◆ Requirement
Word for word, copy all the data and drop the pictures.
-- begin Source material --
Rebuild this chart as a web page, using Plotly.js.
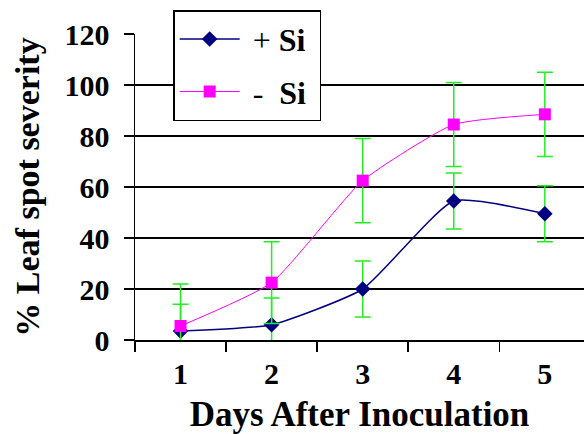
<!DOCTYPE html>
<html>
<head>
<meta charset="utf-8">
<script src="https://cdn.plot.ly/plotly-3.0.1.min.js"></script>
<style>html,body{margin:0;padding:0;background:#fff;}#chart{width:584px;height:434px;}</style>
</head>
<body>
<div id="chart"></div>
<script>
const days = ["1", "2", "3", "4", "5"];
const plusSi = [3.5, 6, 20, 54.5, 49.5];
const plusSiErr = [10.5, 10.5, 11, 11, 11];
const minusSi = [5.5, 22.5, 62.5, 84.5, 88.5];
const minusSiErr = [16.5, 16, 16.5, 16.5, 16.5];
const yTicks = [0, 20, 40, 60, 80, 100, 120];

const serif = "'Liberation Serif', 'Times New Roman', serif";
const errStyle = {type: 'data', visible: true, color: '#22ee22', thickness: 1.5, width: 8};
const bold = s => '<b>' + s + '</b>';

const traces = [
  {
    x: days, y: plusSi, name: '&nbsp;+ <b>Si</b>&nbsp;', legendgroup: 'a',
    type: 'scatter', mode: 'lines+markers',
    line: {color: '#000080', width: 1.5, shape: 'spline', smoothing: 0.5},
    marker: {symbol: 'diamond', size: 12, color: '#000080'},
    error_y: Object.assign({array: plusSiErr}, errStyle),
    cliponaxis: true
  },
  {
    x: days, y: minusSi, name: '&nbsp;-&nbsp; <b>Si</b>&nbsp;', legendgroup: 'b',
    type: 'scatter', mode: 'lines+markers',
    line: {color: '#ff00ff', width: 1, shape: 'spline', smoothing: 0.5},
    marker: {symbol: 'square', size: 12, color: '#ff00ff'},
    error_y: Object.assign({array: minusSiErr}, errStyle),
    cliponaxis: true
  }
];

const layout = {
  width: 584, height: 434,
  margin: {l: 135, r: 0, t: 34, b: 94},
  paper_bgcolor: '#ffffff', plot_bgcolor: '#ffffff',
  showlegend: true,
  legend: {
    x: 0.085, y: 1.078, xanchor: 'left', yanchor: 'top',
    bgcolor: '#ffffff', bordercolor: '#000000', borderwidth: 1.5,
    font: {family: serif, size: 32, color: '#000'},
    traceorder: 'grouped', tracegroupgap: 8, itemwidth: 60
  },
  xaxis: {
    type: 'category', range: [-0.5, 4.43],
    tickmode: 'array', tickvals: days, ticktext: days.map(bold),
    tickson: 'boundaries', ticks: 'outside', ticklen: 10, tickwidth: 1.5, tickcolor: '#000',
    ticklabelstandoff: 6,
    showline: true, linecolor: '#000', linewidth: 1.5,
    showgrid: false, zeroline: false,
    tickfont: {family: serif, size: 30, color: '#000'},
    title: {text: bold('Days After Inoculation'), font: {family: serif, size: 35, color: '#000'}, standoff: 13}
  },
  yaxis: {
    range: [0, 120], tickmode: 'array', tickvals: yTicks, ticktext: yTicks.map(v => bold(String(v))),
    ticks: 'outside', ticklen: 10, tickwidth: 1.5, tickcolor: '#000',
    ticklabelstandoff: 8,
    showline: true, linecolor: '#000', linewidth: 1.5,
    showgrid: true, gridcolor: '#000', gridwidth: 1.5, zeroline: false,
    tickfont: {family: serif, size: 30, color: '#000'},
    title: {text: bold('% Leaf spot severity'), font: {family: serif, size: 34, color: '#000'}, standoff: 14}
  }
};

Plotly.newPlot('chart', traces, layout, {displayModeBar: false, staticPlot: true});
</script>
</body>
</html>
-- end Source material --
◆ Response
Rebuild this chart as a web page, using Plotly.js.
<!DOCTYPE html>
<html>
<head>
<meta charset="utf-8">
<script src="https://cdn.plot.ly/plotly-3.0.1.min.js"></script>
<style>html,body{margin:0;padding:0;background:#fff;}#chart{width:584px;height:434px;}</style>
</head>
<body>
<div id="chart"></div>
<script>
const days = ["1", "2", "3", "4", "5"];
const plusSi = [3.5, 6, 20, 54.5, 49.5];
const plusSiErr = [10.5, 10.5, 11, 11, 11];
const minusSi = [5.5, 22.5, 62.5, 84.5, 88.5];
const minusSiErr = [16.5, 16, 16.5, 16.5, 16.5];
const yTicks = [0, 20, 40, 60, 80, 100, 120];

const serif = "'Liberation Serif', 'Times New Roman', serif";
const errStyle = {type: 'data', visible: true, color: '#22ee22', thickness: 1.5, width: 8};
const bold = s => '<b>' + s + '</b>';

const traces = [
  {
    x: days, y: plusSi, name: '&nbsp;+ <b>Si</b>&nbsp;', legendgroup: 'a',
    type: 'scatter', mode: 'lines+markers',
    line: {color: '#000080', width: 1.5, shape: 'spline', smoothing: 0.5},
    marker: {symbol: 'diamond', size: 12, color: '#000080'},
    error_y: Object.assign({array: plusSiErr}, errStyle),
    cliponaxis: true
  },
  {
    x: days, y: minusSi, name: '&nbsp;-&nbsp; <b>Si</b>&nbsp;', legendgroup: 'b',
    type: 'scatter', mode: 'lines+markers',
    line: {color: '#ff00ff', width: 1, shape: 'spline', smoothing: 0.5},
    marker: {symbol: 'square', size: 12, color: '#ff00ff'},
    error_y: Object.assign({array: minusSiErr}, errStyle),
    cliponaxis: true
  }
];

const layout = {
  width: 584, height: 434,
  margin: {l: 135, r: 0, t: 34, b: 94},
  paper_bgcolor: '#ffffff', plot_bgcolor: '#ffffff',
  showlegend: true,
  legend: {
    x: 0.085, y: 1.078, xanchor: 'left', yanchor: 'top',
    bgcolor: '#ffffff', bordercolor: '#000000', borderwidth: 1.5,
    font: {family: serif, size: 32, color: '#000'},
    traceorder: 'grouped', tracegroupgap: 8, itemwidth: 60
  },
  xaxis: {
    type: 'category', range: [-0.5, 4.43],
    tickmode: 'array', tickvals: days, ticktext: days.map(bold),
    tickson: 'boundaries', ticks: 'outside', ticklen: 10, tickwidth: 1.5, tickcolor: '#000',
    ticklabelstandoff: 6,
    showline: true, linecolor: '#000', linewidth: 1.5,
    showgrid: false, zeroline: false,
    tickfont: {family: serif, size: 30, color: '#000'},
    title: {text: bold('Days After Inoculation'), font: {family: serif, size: 35, color: '#000'}, standoff: 13}
  },
  yaxis: {
    range: [0, 120], tickmode: 'array', tickvals: yTicks, ticktext: yTicks.map(v => bold(String(v))),
    ticks: 'outside', ticklen: 10, tickwidth: 1.5, tickcolor: '#000',
    ticklabelstandoff: 8,
    showline: true, linecolor: '#000', linewidth: 1.5,
    showgrid: true, gridcolor: '#000', gridwidth: 1.5, zeroline: false,
    tickfont: {family: serif, size: 30, color: '#000'},
    title: {text: bold('% Leaf spot severity'), font: {family: serif, size: 34, color: '#000'}, standoff: 14}
  }
};

Plotly.newPlot('chart', traces, layout, {displayModeBar: false, staticPlot: true});
</script>
</body>
</html>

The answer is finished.